* **SOURCE DATA**
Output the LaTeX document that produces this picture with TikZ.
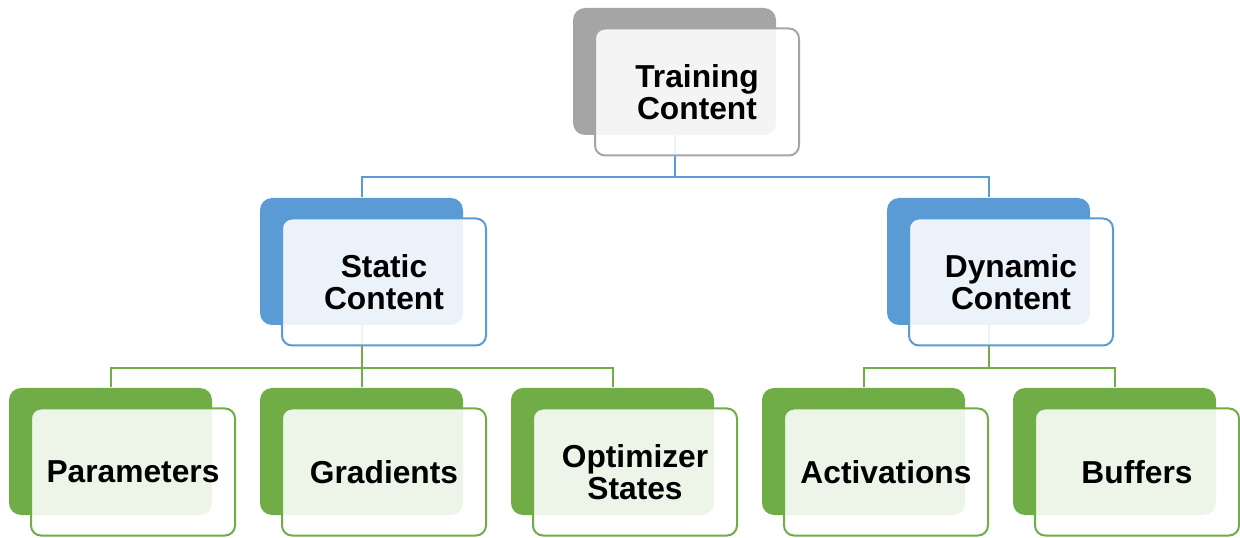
\documentclass[tikz,border=0pt]{standalone}
\usepackage{fontspec}
\setmainfont{Liberation Sans}
\definecolor{grayback}{RGB}{165,165,165}
\definecolor{blueback}{RGB}{91,155,213}
\definecolor{greenback}{RGB}{112,173,71}
\tikzset{every picture/.style={line width=0.75pt},
	backbox/.style={rounded corners=9pt, minimum width=152.25pt, minimum height=95.25pt, inner sep=0pt, fill=#1},
	frontbox/.style={rounded corners=7.5pt, minimum width=153pt, minimum height=95.25pt, inner sep=0pt, draw=#1, line width=1.5pt, fill=white, fill opacity=0.88, text opacity=1, align=center, font=\fontsize{23.8}{24}\selectfont\bfseries},
	link/.style={draw=#1, line width=1.5pt}}

\begin{document}
\begin{tikzpicture}[x=0.75pt,y=0.75pt,yscale=-1,xscale=1]
	\useasboundingbox (0,0) rectangle (1240,538);

	%Back boxes
	\node [backbox=grayback] (train-b) at (674.5,71.5) {};
	\node [backbox=blueback] (static-b) at (361.5,261.5) {};
	\node [backbox=blueback] (dynamic-b) at (988.5,261.5) {};
	\node [backbox=greenback] (param-b) at (110.5,451.5) {};
	\node [backbox=greenback] (grad-b) at (361.5,451.5) {};
	\node [backbox=greenback] (optim-b) at (612.5,451.5) {};
	\node [backbox=greenback] (activ-b) at (863.5,451.5) {};
	\node [backbox=greenback] (buffer-b) at (1114.5,451.5) {};

	%Connectors, upper level
	\coordinate (topbus) at (0,177);
	\draw [link=blueback] (train-b.south) -- (train-b.south |- topbus);
	\draw [link=blueback] (static-b.north) |- (topbus -| dynamic-b.north) -- (dynamic-b.north);
	%Connectors, lower level
	\coordinate (lowbus) at (0,368);
	\draw [link=greenback] (static-b.south) -- (static-b.south |- lowbus);
	\draw [link=greenback] (param-b.north) |- (lowbus -| optim-b.north) -- (optim-b.north);
	\draw [link=greenback] (grad-b.north) -- (grad-b.north |- lowbus);
	\draw [link=greenback] (dynamic-b.south) -- (dynamic-b.south |- lowbus);
	\draw [link=greenback] (activ-b.north) |- (lowbus -| buffer-b.north) -- (buffer-b.north);

	%Front boxes
	\node [frontbox=grayback] (train) at (697,92) {Training\\Content};
	\node [frontbox=blueback] (static) at (384,282) {Static\\Content};
	\node [frontbox=blueback] (dynamic) at (1011,282) {Dynamic\\Content};
	\node [frontbox=greenback] (param) at (133,472) {Parameters};
	\node [frontbox=greenback] (grad) at (384,472) {Gradients};
	\node [frontbox=greenback] (optim) at (635,472) {Optimizer\\States};
	\node [frontbox=greenback] (activ) at (886,472) {Activations};
	\node [frontbox=greenback] (buffer) at (1137,472) {Buffers};

\end{tikzpicture}
\end{document}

* **WRITTEN EXERCISE**
Write out again exactly the lines from the start of the data above through the line containing "(0,0) rectangle (1240,538);", inclusive, excluding any pictures.

* **REPLY**
Output the LaTeX document that produces this picture with TikZ.
\documentclass[tikz,border=0pt]{standalone}
\usepackage{fontspec}
\setmainfont{Liberation Sans}
\definecolor{grayback}{RGB}{165,165,165}
\definecolor{blueback}{RGB}{91,155,213}
\definecolor{greenback}{RGB}{112,173,71}
\tikzset{every picture/.style={line width=0.75pt},
	backbox/.style={rounded corners=9pt, minimum width=152.25pt, minimum height=95.25pt, inner sep=0pt, fill=#1},
	frontbox/.style={rounded corners=7.5pt, minimum width=153pt, minimum height=95.25pt, inner sep=0pt, draw=#1, line width=1.5pt, fill=white, fill opacity=0.88, text opacity=1, align=center, font=\fontsize{23.8}{24}\selectfont\bfseries},
	link/.style={draw=#1, line width=1.5pt}}

\begin{document}
\begin{tikzpicture}[x=0.75pt,y=0.75pt,yscale=-1,xscale=1]
	\useasboundingbox (0,0) rectangle (1240,538);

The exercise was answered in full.